汗が冷え始める。やばい!死ぬ!動かねば!
しかし少し登って登頂おめでとう!いやいや、ちょっと待って、ますます寒くなってない!道路の一部は凍っており、かなり危険な状態。風がかなり強く吹いており、体温がどんどん奪われる。急いで降りないと、本当に危ない。そのときの温度は分からないが、体感温度はー10度ぐらいだった。
ダウンヒル開始。だめだ、寒すぎる…。速度を上げると風で体温が奪われる。ブレーキを握るが、路面が凍ったり濡れたりして、効きが悪い。寒さで指先にも力が入らない。精一杯の力で、ブレーキを握った。
早く降りたい一心で、坂をのろのろと下る。遠くに見える地上は、まだまだ遠くだ。
しかし、無情にも景色はよかった。見慣れない銀世界は、とても美しかった。だが、今それをじっくりみる余裕はない。一秒でも早く降りたかった。

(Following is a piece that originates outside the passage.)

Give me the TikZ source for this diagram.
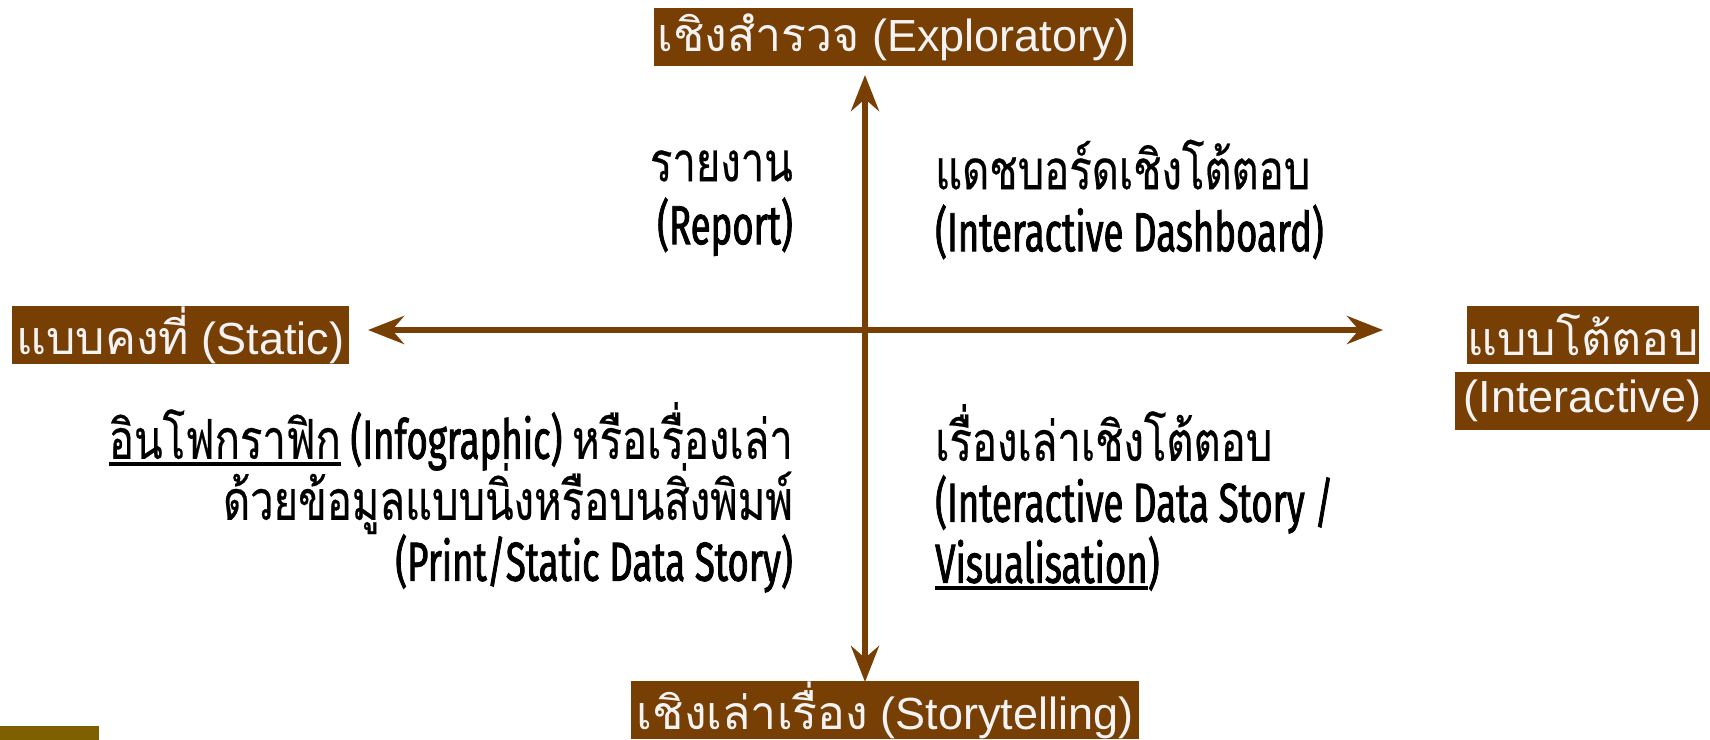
\documentclass[tikz,border=0pt]{standalone}
\usepackage{fontspec}
\setmainfont{Liberation Sans}
\newfontfamily\thaiboxfont[Script=Thai,Scale=1.03]{Loma}
\newfontfamily\quadlat[FakeStretch=0.665,FakeBold=1.5]{Fira Sans}
\newfontfamily\quadthai[Script=Thai,FakeStretch=0.76,FakeBold=0.4]{Loma}
\usetikzlibrary{arrows.meta}
\definecolor{axisbrown}{HTML}{783F04}
\definecolor{boxyellow}{HTML}{7F6000}
\definecolor{labelwhite}{HTML}{F3F3F3}
\lineskiplimit=-100pt
\newcommand\tb[1]{{\thaiboxfont #1}}
\newcommand\tq[1]{{\quadthai #1}}
\newcommand\myul[1]{\setbox0\hbox{#1}\rlap{\rule[-7pt]{\wd0}{4pt}}\box0\relax}
\newcommand\firststrut{\rule{0pt}{50pt}}
\begin{document}
\begin{tikzpicture}[x=1pt,y=-1pt,
 axislabel/.style={fill=axisbrown,text=labelwhite,inner sep=0pt,minimum height=58pt,font=\fontsize{45}{52}\selectfont},
 quad/.style={inner sep=0pt,text=black},
 axis/.style={draw=axisbrown,line width=6pt,-{Stealth[length=36pt,width=28pt,inset=12pt]}}]
\useasboundingbox (0,0) rectangle (1710,739);
% axis labels
\node[axislabel,minimum width=479pt] (top) at (893.5,37) {\tb{เชิงสำรวจ} (Exploratory)};
\node[axislabel,minimum width=337pt] (left) at (180.5,335) {\tb{แบบคงที่} (Static)};
\node[axislabel,minimum width=224pt] (right1) at (1583,334.5) {\tb{แบบโต้ตอบ}};
\node[axislabel,minimum width=255pt] (right2) at (1582.5,400.5) {(Interactive)};
\node[axislabel,minimum width=508pt] (bottom) at (885,710) {\tb{เชิงเล่าเรื่อง} (Storytelling)};
\node[fill=boxyellow,inner sep=0pt,minimum width=99pt,minimum height=20pt,anchor=north west] (corner) at (0,726) {};
% axes
\coordinate (c) at (865,330);
\coordinate (tipN) at (865,75);
\coordinate (tipS) at (865,682);
\coordinate (tipW) at (368,330);
\coordinate (tipE) at (1383,330);
\draw[axis] (c) -- (tipN);
\draw[axis] (c) -- (tipS);
\draw[axis] (c) -- (tipW);
\draw[axis] (c) -- (tipE);
% quadrant texts
\node[quad,align=right,anchor=north east,font=\quadlat\fontsize{55}{63}\selectfont] (report) at (793,131)
 {\firststrut\tq{รายงาน}\\(Report)};
\node[quad,align=left,anchor=north west,font=\quadlat\fontsize{55}{62}\selectfont] (dash) at (935,139)
 {\firststrut\tq{แดชบอร์ดเชิงโต้ตอบ}\\(Interactive Dashboard)};
\node[quad,align=right,anchor=north east,font=\quadlat\fontsize{55}{61}\selectfont] (info) at (793,402)
 {\firststrut\myul{\tq{อินโฟกราฟิก}} (Infographic) \tq{หรือเรื่องเล่า}\\\tq{ด้วยข้อมูลแบบนิ่งหรือบนสิ่งพิมพ์}\\(Print/Static Data Story)};
\node[quad,align=left,anchor=north west,font=\quadlat\fontsize{55}{61}\selectfont] (story) at (935,404)
 {\firststrut\tq{เรื่องเล่าเชิงโต้ตอบ}\\(Interactive Data Story /\\\myul{Visualisation})};
\end{tikzpicture}
\end{document}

ある程度標高が落ち、ある程度スピードが出せる温度となる。車もいないのでブレーキを離してみると、何もせずとも60キロまで加速。どんだけ急なんだよここの坂は…。フル装備の自転車ではそんな高速では危険なので、やっぱり速度調整しながら降りる。
途中スノーシェルターがいくつかあったが、あれには助けられた。というのも、中が暖かいのだ。夏は涼をとったトンネルのように、暖をとるスノーシェルター。同じような形のものでも、役割が違うものだ。
紅葉の標高まで降りてくる。やはりきれいだ。が、ここまで降りてくるのにかなりの体温を奪われた。もうヘロヘロだ。途中のカーブでアウトに膨らみすぎてカードレールにぶつかりそうになったりと、体は疲れ切っている。
休憩所のようなところで少し休憩。山頂付近と比べだいぶ暖かくなっているが、体温が戻らない。温かい飲み物を飲むが、そこまで効果はなかった。
温泉に入りたい。心の底からそれを願った。
しかしそのためには下らないといけない。最後のダウンヒル開始。体は冷え切っているが、とにかく下る。分かったのは、夏はダウンヒル、冬はヒルクライムがいい!ということ。
降りきったところで物産館のようなところがあったので、そこで食事をすることにした。何も迷わずカレーを頼む。カレーパワーで暖まるのだ!が、優しい甘口でちっとも暖まらなかった。
食事を終え、最寄りの温泉へ向かう。これで冷えた体も回復だ!なんて思っていたが、漕ぎ始めるとすぐに体温は暖まるもので、着いたときには汗だくだった。
ともかく森乃湯に入浴。意外と綺麗な施設でよかったです。温泉は硫黄系なので、少し臭います。
暖まったところで今日の寝床、妻の神広場キャンプ場に到着し、現在に至ります。

到着してまず夕食の準備。昨日考えた「マグカップでパスタは作れるか?」を実践してみました。とりあえずパスタを半分に折ってやってみたのですが、結果は失敗。というのも、何本かそこにへばりついてしまいました。一番底を混ぜるのはなにげに難しく、たぶん改善不可能。チタンのマグカップというのがいけなかったのか?どちらにせよ、コッヘルでやるのが一番間違いありません。
結論。日本人は米。


明日は盛岡方面を目指します。その後は太平洋側に抜けたいのですが、抜けるにしても、いいルートが無い。地図をみる限るずっと山道である。山を走るのはいいとして、問題は寝床が確保できないこと。道の駅があるとはいっても、行程がやや厳しい。
もっとも安全なのは、盛岡から仙台まで下ること。仙台から太平洋側はすぐそこなので、そこから太平洋側を走るのがもっとも楽だろう。
できることなら被災地の助けにもなりたいが、助けられる側になるのは避けたいのだ。
明日以降のルートは、もうちょっと吟味が必要です。